WORK INSTRUCTIONS — List each line holding the string "chart".

EXTRACTED MATERIAL —

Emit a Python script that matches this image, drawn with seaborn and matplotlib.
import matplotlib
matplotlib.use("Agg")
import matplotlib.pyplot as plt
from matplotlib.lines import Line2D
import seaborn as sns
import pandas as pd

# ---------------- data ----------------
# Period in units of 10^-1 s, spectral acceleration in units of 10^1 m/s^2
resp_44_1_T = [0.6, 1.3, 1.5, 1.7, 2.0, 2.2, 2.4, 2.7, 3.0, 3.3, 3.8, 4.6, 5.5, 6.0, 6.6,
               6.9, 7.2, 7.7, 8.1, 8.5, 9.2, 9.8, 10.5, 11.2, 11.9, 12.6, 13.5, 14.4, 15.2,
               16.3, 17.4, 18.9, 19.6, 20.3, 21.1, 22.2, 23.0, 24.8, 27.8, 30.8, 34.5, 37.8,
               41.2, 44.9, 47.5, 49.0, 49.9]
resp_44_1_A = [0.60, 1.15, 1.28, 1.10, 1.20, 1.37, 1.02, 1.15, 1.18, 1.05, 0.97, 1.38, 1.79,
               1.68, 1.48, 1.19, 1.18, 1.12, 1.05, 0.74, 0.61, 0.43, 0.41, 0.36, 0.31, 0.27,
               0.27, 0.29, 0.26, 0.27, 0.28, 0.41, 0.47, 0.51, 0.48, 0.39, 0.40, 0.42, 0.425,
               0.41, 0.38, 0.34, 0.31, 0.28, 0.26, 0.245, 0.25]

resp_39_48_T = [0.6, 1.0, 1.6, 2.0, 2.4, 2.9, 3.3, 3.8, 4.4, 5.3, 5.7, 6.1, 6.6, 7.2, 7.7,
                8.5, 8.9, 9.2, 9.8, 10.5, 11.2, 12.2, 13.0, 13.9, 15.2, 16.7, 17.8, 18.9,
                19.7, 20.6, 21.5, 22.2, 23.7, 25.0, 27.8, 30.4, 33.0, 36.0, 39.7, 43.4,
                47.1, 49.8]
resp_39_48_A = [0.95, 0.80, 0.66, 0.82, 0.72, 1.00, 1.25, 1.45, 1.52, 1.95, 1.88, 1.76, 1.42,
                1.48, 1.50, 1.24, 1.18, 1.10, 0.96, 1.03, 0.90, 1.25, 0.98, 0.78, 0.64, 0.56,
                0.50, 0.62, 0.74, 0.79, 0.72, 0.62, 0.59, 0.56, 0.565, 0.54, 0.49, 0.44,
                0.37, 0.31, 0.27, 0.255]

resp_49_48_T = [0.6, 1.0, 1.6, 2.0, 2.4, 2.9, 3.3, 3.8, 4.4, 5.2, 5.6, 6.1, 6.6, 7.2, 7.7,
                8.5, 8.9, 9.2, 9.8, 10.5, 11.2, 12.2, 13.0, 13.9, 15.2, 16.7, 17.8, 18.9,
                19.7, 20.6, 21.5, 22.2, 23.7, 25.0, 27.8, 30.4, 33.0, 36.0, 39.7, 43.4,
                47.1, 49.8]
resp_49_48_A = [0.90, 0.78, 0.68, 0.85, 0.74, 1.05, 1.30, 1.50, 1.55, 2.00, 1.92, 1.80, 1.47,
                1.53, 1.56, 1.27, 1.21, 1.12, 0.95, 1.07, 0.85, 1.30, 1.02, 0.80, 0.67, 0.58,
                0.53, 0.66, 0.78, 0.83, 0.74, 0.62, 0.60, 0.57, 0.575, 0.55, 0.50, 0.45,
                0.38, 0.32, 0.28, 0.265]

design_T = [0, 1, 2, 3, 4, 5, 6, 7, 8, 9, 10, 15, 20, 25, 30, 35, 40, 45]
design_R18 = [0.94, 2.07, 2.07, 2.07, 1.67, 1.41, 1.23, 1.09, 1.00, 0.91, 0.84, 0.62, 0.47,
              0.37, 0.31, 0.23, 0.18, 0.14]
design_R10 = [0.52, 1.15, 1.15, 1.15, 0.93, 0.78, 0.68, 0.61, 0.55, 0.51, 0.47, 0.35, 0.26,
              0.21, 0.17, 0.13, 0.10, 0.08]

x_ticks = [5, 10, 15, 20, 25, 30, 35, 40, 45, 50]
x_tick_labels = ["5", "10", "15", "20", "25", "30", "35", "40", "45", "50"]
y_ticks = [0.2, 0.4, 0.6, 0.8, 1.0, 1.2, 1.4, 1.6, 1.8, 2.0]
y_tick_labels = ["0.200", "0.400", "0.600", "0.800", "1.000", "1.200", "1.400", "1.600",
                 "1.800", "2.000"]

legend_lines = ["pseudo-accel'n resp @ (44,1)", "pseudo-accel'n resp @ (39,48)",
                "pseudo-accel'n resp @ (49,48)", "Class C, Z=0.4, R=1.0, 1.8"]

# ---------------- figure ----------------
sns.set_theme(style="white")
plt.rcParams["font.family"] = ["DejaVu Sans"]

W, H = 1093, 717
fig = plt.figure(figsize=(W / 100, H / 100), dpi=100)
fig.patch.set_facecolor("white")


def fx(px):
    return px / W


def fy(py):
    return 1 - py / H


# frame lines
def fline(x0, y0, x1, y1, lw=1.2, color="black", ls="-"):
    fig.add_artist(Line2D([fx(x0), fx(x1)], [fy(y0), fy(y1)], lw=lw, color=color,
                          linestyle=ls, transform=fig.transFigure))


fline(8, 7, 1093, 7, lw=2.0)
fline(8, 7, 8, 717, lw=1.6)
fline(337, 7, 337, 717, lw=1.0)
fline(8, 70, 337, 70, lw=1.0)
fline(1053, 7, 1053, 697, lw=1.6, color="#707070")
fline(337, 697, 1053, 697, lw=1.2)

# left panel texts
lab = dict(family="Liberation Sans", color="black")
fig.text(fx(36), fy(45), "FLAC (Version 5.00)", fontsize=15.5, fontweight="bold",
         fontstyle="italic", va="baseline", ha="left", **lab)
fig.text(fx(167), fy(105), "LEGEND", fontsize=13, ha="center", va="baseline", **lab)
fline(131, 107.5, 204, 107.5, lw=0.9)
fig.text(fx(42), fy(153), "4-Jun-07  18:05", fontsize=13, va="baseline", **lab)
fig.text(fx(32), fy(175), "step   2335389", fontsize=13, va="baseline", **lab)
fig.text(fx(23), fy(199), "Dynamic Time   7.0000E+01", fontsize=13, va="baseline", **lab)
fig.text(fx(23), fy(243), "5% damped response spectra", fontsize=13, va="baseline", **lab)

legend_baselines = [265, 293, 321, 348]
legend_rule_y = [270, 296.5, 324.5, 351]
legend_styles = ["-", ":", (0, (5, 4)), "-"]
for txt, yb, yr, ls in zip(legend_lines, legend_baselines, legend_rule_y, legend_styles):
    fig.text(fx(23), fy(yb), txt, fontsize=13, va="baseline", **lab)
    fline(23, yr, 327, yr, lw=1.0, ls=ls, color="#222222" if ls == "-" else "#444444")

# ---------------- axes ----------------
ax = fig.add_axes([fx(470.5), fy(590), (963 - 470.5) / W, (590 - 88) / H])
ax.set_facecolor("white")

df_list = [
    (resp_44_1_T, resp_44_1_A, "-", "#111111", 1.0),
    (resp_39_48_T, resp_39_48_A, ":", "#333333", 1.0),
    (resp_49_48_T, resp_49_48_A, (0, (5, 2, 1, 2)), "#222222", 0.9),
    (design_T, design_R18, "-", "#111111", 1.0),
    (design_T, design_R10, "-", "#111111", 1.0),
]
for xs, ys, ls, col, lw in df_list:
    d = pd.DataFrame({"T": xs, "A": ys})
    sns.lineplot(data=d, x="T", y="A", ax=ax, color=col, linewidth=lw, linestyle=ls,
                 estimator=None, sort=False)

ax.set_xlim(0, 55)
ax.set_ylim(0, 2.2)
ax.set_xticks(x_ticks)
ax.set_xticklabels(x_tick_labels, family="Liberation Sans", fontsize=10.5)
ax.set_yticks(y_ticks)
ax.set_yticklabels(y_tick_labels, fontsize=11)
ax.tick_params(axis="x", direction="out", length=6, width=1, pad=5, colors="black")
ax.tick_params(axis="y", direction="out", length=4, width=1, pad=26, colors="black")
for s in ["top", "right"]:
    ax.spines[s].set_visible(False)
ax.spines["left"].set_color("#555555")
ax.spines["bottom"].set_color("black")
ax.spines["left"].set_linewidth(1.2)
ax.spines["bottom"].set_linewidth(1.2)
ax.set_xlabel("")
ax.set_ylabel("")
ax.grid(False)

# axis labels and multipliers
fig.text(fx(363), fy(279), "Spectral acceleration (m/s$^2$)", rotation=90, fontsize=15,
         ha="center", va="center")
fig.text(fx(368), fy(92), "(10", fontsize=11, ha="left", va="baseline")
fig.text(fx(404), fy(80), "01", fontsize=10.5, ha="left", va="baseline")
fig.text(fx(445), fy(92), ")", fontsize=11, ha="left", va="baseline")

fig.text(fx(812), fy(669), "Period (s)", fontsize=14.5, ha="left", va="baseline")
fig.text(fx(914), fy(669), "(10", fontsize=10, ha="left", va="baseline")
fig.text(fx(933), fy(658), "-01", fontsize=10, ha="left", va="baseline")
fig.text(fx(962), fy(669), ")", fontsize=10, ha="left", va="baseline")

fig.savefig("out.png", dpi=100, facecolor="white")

==

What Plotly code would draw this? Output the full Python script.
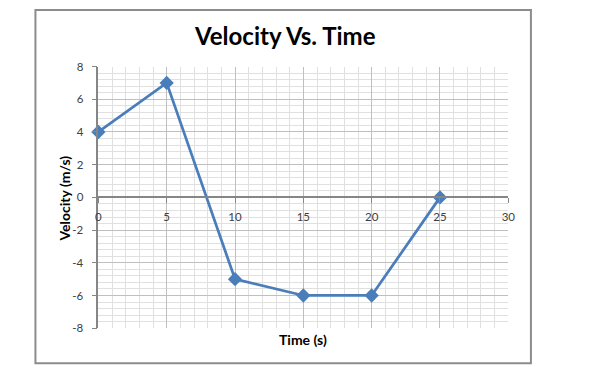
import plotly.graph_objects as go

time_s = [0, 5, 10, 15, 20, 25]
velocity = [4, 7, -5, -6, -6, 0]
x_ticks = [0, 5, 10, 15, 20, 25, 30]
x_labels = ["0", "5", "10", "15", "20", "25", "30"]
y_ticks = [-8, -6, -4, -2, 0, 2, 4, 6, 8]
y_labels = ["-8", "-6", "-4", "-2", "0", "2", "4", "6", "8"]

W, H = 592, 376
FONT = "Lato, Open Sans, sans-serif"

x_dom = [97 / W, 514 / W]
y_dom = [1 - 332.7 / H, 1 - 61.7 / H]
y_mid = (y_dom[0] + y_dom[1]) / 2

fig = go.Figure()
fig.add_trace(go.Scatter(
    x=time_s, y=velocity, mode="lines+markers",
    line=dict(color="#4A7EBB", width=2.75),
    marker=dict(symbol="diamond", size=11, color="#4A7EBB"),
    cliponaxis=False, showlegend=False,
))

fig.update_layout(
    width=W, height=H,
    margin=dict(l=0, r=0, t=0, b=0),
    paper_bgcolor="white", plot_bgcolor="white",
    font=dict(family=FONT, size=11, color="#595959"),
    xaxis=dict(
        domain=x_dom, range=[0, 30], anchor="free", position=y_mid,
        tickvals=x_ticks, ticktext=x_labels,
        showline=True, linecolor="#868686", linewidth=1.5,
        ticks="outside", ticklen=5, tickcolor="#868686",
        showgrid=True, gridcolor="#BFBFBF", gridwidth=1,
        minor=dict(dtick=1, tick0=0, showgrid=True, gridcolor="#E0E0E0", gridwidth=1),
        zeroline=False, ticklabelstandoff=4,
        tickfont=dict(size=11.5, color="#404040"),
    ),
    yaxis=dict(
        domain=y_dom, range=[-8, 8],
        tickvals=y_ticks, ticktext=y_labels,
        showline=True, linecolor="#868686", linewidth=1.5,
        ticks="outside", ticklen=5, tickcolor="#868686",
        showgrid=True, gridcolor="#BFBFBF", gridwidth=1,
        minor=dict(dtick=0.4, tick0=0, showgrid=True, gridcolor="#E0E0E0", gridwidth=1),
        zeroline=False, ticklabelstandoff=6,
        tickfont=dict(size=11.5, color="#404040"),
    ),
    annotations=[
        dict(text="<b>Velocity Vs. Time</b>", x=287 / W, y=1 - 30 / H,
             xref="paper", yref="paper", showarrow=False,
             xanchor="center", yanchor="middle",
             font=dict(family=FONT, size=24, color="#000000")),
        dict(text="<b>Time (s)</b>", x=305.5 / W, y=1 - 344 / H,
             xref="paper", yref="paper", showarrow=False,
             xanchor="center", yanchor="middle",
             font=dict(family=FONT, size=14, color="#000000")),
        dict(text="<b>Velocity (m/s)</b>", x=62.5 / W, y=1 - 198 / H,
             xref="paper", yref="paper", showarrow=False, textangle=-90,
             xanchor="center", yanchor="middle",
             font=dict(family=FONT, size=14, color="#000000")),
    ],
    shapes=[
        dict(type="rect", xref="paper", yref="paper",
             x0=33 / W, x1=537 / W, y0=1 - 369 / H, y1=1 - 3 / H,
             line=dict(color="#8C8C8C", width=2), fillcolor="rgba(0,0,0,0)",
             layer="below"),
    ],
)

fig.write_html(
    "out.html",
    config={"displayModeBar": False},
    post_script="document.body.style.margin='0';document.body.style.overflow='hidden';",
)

---

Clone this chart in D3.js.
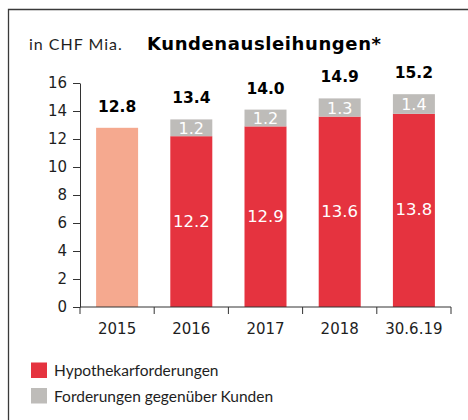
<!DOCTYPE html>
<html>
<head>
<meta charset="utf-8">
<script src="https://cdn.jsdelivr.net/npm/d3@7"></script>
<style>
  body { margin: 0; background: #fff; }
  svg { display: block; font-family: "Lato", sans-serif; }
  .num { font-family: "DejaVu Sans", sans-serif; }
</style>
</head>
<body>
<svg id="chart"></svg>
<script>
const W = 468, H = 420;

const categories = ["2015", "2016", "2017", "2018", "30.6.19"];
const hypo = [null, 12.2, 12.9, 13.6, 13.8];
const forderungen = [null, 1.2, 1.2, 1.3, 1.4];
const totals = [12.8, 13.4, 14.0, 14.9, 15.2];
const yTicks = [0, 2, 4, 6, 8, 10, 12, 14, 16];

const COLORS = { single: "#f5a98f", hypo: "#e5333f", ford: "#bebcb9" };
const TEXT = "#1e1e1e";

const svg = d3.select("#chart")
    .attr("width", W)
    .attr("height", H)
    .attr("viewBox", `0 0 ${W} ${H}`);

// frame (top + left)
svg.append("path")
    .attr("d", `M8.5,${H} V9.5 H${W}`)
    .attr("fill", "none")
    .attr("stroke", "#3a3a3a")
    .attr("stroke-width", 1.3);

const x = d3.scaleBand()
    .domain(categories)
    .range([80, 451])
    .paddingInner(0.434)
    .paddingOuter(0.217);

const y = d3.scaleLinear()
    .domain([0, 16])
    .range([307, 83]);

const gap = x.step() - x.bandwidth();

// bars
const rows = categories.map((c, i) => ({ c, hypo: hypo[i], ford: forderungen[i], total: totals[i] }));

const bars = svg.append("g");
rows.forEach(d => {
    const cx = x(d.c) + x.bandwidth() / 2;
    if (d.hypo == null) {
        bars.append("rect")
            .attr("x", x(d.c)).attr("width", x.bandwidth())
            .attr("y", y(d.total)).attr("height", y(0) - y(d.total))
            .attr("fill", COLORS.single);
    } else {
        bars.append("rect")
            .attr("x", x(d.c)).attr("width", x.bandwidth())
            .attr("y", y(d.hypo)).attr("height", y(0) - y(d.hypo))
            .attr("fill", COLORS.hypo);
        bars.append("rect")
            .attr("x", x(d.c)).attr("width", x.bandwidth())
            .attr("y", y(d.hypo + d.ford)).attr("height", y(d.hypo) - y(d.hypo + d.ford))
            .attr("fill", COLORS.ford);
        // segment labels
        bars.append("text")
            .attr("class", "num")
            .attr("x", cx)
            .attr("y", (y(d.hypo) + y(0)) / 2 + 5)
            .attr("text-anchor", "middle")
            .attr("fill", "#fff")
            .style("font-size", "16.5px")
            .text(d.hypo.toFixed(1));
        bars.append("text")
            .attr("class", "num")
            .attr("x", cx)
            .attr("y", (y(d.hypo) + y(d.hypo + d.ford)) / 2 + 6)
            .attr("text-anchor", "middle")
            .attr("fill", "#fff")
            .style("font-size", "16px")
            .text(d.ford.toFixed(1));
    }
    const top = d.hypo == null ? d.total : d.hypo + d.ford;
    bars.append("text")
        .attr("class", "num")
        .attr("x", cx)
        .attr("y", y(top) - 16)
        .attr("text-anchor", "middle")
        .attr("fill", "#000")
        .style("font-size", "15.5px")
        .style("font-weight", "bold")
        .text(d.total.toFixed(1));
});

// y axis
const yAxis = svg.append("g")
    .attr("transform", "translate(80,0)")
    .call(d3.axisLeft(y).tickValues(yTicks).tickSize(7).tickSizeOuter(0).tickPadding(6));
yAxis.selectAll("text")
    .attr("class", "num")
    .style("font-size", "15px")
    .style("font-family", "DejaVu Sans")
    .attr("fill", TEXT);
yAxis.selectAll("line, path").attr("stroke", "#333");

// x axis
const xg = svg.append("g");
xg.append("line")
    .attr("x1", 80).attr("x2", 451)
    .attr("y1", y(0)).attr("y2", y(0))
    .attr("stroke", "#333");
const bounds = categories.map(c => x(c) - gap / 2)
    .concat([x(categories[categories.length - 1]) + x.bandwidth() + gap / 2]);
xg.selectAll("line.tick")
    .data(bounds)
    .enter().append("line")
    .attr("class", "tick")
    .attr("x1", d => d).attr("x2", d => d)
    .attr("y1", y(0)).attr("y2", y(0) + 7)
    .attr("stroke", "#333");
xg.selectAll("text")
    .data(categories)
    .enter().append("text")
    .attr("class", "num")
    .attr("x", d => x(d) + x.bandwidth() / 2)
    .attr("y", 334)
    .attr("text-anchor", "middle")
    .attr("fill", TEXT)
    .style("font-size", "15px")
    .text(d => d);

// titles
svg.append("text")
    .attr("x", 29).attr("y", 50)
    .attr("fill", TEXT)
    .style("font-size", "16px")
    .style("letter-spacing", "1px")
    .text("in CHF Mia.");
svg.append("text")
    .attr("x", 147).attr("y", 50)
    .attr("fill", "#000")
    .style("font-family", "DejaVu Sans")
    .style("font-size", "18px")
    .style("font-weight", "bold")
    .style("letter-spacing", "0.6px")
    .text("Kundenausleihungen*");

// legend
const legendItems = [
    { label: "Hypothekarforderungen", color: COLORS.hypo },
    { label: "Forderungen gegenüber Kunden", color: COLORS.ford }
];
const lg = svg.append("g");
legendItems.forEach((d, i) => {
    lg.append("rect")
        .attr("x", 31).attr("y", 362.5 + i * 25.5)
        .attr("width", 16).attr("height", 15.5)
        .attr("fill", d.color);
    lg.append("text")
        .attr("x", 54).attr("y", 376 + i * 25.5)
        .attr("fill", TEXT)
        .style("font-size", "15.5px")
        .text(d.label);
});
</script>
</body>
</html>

CORRECT RESPONSE —
Clone this chart in D3.js.
<svg id="chart"></svg>
const svg = d3.select("#chart")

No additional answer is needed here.